More recently, in the case of the 2013 Boston Marathon bombing, the key suspect in the attack, Tamerlan Tsarnaev, was not only under surveillance by the FBI, but was targeted for recruitment as an informant against the Muslim community. Tsarnaev, who was killed four days after the bombing, was allowed to travel freely to and from southern Russia, meeting with Islamists fighting the Moscow government. Moscow itself warned US authorities about his activities not once, but twice.
As for the gunmen killed last week in Paris, it is acknowledged that they had been under surveillance by not only French, but also US and British intelligence.
How is it that those under surveillance by and in direct contact with police and intelligence agencies are the authors of one terrorist attack after another? The possibility of deliberate provocation can by no means be excluded. It is impossible to say for certain in each of these events whether some form of CIA skullduggery was involved, with events allowed to transpire, carried out by individuals known to the state, either through acts of omission or commission by the authorities.
The media’s attempt to present those involved in these acts of terrorism as mysterious and unknown individuals is fraudulent. On Friday, they reported in succession the mass arrests in Paris and the rollout of new US plans to fund and train Syrian “rebels.” There was no examination of the connection between these developments.

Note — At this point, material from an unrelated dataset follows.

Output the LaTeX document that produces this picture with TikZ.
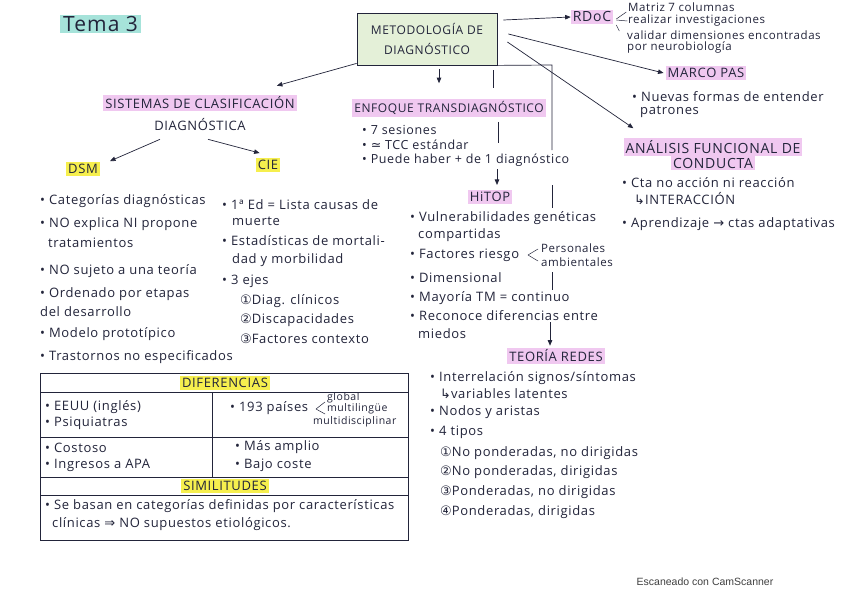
\documentclass[tikz,border=0pt]{standalone}
\usepackage{fontspec}
\setmainfont{Open Sans}[LetterSpace=5]
\newfontfamily\symfam{DejaVu Sans}
\newfontfamily\scanfam{Liberation Sans}
\newcommand{\dsy}[1]{{\symfam #1}}
\usetikzlibrary{arrows.meta}
\definecolor{ink}{HTML}{22243A}
\definecolor{pinkhl}{HTML}{F0C8F0}
\definecolor{yellowhl}{HTML}{F6EF4E}
\definecolor{tealhl}{HTML}{A6E3DA}
\definecolor{boxgreen}{HTML}{E4F0D8}
\begin{document}
\begin{tikzpicture}[x=1pt,y=-1pt,
  txt/.style={text=ink, inner sep=0pt, font=\fontsize{13}{15}\selectfont},
  item/.style={txt, anchor=west},
  smallitem/.style={txt, anchor=west, font=\fontsize{11.5}{13}\selectfont},
  tabitem/.style={txt, anchor=west, font=\fontsize{13}{15}\selectfont},
  ttl/.style={txt, font=\fontsize{13}{15}\selectfont, inner xsep=2pt, inner ysep=2pt},
  pinkttl/.style={ttl, fill=pinkhl},
  yelttl/.style={ttl, fill=yellowhl},
  arr/.style={draw=ink, line width=0.7pt, -{Triangle[length=5.5pt,width=4.5pt]}},
  ln/.style={draw=ink, line width=0.7pt},
]
\useasboundingbox (0,0) rectangle (848,599);
\fill[white] (0,0) rectangle (848,599);

% title
\node[txt, fill=tealhl, font=\fontsize{21}{24}\selectfont, anchor=west, inner xsep=3pt, inner ysep=1pt] (tema) at (60,24) {Tema 3};

% main box
\node[draw=ink, line width=0.8pt, fill=boxgreen, minimum width=140pt, minimum height=52pt,
      align=center, text=ink, font=\fontsize{12}{20}\selectfont] (meto) at (427,39) {METODOLOGÍA DE\\DIAGNÓSTICO};

% RDoC
\node[pinkttl, font=\fontsize{14}{16}\selectfont] (rdoc) at (592,17) {RDoC};
\draw[arr] ([xshift=6pt,yshift=19pt]meto.east) -- (rdoc.west);
\draw[ln, line width=0.5pt] ([xshift=3pt,yshift=-2pt]rdoc.east) -- ++(10,-7);
\draw[ln, line width=0.5pt] ([xshift=3pt,yshift=-3pt]rdoc.east) -- ++(11,1);
\draw[ln, line width=0.5pt] ([xshift=3pt,yshift=-8pt]rdoc.east) -- ++(3,6);
\node[smallitem] (r1) at (628,7) {Matriz 7 columnas};
\node[smallitem] (r2) at (628,21) {realizar investigaciones};
\node[smallitem] (r3) at (627,35) {validar dimensiones encontradas};
\node[smallitem] (r4) at (627,47) {por neurobiología};

% MARCO PAS
\node[pinkttl] (marco) at (706,73) {MARCO PAS};
\draw[arr] ([xshift=11pt,yshift=5pt]meto.east) -- ([xshift=-2pt]marco.west);
\node[item] (m1) at (632,97) {• Nuevas formas de entender};
\node[item] (m2) at (640,112) {patrones};

% ANALISIS FUNCIONAL
\node[pinkttl, font=\fontsize{14}{16}\selectfont] (anal1) at (713,147) {ANÁLISIS FUNCIONAL DE};
\node[pinkttl, font=\fontsize{14}{16}\selectfont] (anal2) at (713,163) {CONDUCTA};
\draw[arr] ([xshift=10pt,yshift=-3pt]meto.east) -- ([xshift=10pt,yshift=10pt]anal1.north west);
\node[item] (a1) at (622,183) {• Cta no acción ni reacción};
\node[item] (a2) at (634,199) {\dsy{↳}INTERACCIÓN};
\node[item] (a3) at (622,224) {• Aprendizaje \dsy{→} ctas adaptativas};

% SISTEMAS DE CLASIFICACION
\node[pinkttl] (sis1) at (200,103) {SISTEMAS DE CLASIFICACIÓN};
\node[ttl] (sis2) at (200,125) {DIAGNÓSTICA};
\draw[arr] ([yshift=2pt]meto.south west) -- ([xshift=-20pt,yshift=9pt]sis1.north east);

\node[yelttl] (dsm) at (83,169) {DSM};
\node[yelttl] (cie) at (268,165) {CIE};
\draw[arr] ([xshift=-40pt,yshift=-6pt]sis2.south) -- ([xshift=10pt,yshift=1pt]dsm.north east);
\draw[arr] ([xshift=8pt,yshift=-6pt]sis2.south) -- ([xshift=4pt,yshift=5pt]cie.north west);

% DSM items
\node[item] (d1) at (40,201) {• Categorías diagnósticas};
\node[item] (d2) at (40,224) {• NO explica NI propone};
\node[item] (d3) at (48,243) {tratamientos};
\node[item] (d4) at (40,271) {• NO sujeto a una teoría};
\node[item] (d5) at (40,294) {• Ordenado por etapas};
\node[item] (d6) at (40,312) {del desarrollo};
\node[item] (d7) at (40,334) {• Modelo prototípico};
\node[item] (d8) at (40,357) {• Trastornos no especificados};

% CIE items
\node[item] (c1) at (222,205) {• 1ª Ed = Lista causas de};
\node[item] (c2) at (232,221) {muerte};
\node[item] (c3) at (222,241) {• Estadísticas de mortali-};
\node[item] (c4) at (232,260) {dad y morbilidad};
\node[item] (c5) at (222,281) {• 3 ejes};
\node[item] (c6) at (240,301) {\dsy{①}Diag. clínicos};
\node[item] (c7) at (240,320) {\dsy{②}Discapacidades};
\node[item] (c8) at (240,339) {\dsy{③}Factores contexto};

% ENFOQUE TRANSDIAGNOSTICO
\node[pinkttl, font=\fontsize{12}{14}\selectfont] (enf) at (449,108) {ENFOQUE TRANSDIAGNÓSTICO};
\draw[arr] ([xshift=12pt,yshift=-4pt]meto.south) -- ([xshift=-10pt,yshift=16pt]enf.north);
\node[item, font=\fontsize{12.5}{14}\selectfont] (e1) at (362,130) {• 7 sesiones};
\node[item, font=\fontsize{12.5}{14}\selectfont] (e2) at (362,145) {• \dsy{≃} TCC estándar};
\node[item, font=\fontsize{12.5}{14}\selectfont] (e3) at (362,160) {• Puede haber + de 1 diagnóstico};

% HiTOP
\node[pinkttl] (hitop) at (490,197) {HiTOP};
\draw[ln] ([xshift=66pt,yshift=-5pt]meto.south) -- ++(0,18);
\coordinate (h1) at (498,122);
\coordinate (h2) at (498,143);
\draw[ln] (h1) -- (h2);
\coordinate (h3) at (497,169);
\draw[arr] (h3) -- ([xshift=7pt,yshift=5pt]hitop.north);
\node[item] (t1) at (410,218) {• Vulnerabilidades genéticas};
\node[item] (t2) at (418,235) {compartidas};
\node[item] (t3) at (410,255) {• Factores riesgo};
\coordinate (tb) at (528,255);
\draw[ln, line width=0.5pt] (tb) -- ++(10,-6);
\draw[ln, line width=0.5pt] (tb) -- ++(10,6);
\node[smallitem] (t3a) at (541,248) {Personales};
\node[smallitem] (t3b) at (541,262) {ambientales};
\node[item] (t4) at (410,278) {• Dimensional};
\node[item] (t5) at (410,298) {• Mayoría TM = continuo};
\node[item] (t6) at (410,316) {• Reconoce diferencias entre};
\node[item] (t7) at (418,334) {miedos};

% TEORIA REDES
\node[pinkttl] (redes) at (556,356) {TEORÍA REDES};
\coordinate (v1) at (552,65);
\coordinate (v2) at (552,150);
\draw[ln] (meto.south east) -- (v1) -- (v2);
\coordinate (v3) at (552,185);
\coordinate (v4) at (552,208);
\draw[ln] (v3) -- (v4);
\coordinate (v5) at (552,272);
\coordinate (v6) at (552,290);
\draw[ln] (v5) -- (v6);
\coordinate (v7) at (550,322);
\draw[arr] (v7) -- ([xshift=-6pt,yshift=2pt]redes.north);
\node[item] (n1) at (430,378) {• Interrelación signos/síntomas};
\node[item] (n2) at (440,394) {\dsy{↳}variables latentes};
\node[item] (n3) at (430,412) {• Nodos y aristas};
\node[item] (n4) at (430,432) {• 4 tipos};
\node[item] (n5) at (440,453) {\dsy{①}No ponderadas, no dirigidas};
\node[item] (n6) at (440,472) {\dsy{②}No ponderadas, dirigidas};
\node[item] (n7) at (440,492) {\dsy{③}Ponderadas, no dirigidas};
\node[item] (n8) at (440,512) {\dsy{④}Ponderadas, dirigidas};

% table
\draw[ink, line width=0.8pt] (40,373) rectangle (408,540);
\draw[ink, line width=0.7pt] (40,392) -- (408,392);
\draw[ink, line width=0.7pt] (40,437) -- (408,437);
\draw[ink, line width=0.7pt] (40,477) -- (408,477);
\draw[ink, line width=0.7pt] (40,495) -- (408,495);
\draw[ink, line width=0.7pt] (212,392) -- (212,477);
\node[yelttl] (dif) at (225,383) {DIFERENCIAS};
\node[yelttl] (sim) at (225,486) {SIMILITUDES};
\node[tabitem] (f1) at (45,407) {• EEUU (inglés)};
\node[tabitem] (f2) at (45,423) {• Psiquiatras};
\node[tabitem] (f3) at (230,408) {• 193 países};
\coordinate (fb) at (316,409);
\draw[ln, line width=0.5pt] (fb) -- ++(9,-7);
\draw[ln, line width=0.5pt] (fb) -- ++(9,5);
\node[smallitem, font=\fontsize{10.5}{12}\selectfont] (f3a) at (327,398) {global};
\node[smallitem, font=\fontsize{10.5}{12}\selectfont] (f3b) at (327,409) {multilingüe};
\node[smallitem, font=\fontsize{10.5}{12}\selectfont] (f3c) at (313,422) {multidisciplinar};
\node[tabitem] (f4) at (45,448) {• Costoso};
\node[tabitem] (f5) at (45,465) {• Ingresos a APA};
\node[tabitem] (f6) at (235,447) {• Más amplio};
\node[tabitem] (f7) at (235,465) {• Bajo coste};
\node[tabitem] (s1) at (45,506) {• Se basan en categorías definidas por características};
\node[tabitem] (s2) at (52,524) {clínicas \dsy{⇒} NO supuestos etiológicos.};

% scanner mark
\node[text=black!75, font=\scanfam\fontsize{10.5}{12}\selectfont, inner sep=0pt] (scan) at (705,582) {Escaneado con CamScanner};
\end{tikzpicture}
\end{document}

After the first decade of the “global war on terrorism,” in which Al Qaeda was portrayed as an existential threat, these same forces were employed as proxies in Western-backed wars for regime-change against secular Arab governments, first in Libya and then Syria. Now, their actions are once again being exploited to promote war abroad and repression at home.
Ultimately, attacks like the one carried out on Charlie Hebdo are the product of decades of imperialist intervention in the Middle East. The wars that have devastated one country after another have unleashed a wave of violence that cannot but spill beyond the region. Meanwhile, Washington and its allies promote and work with the very forces involved in these attacks.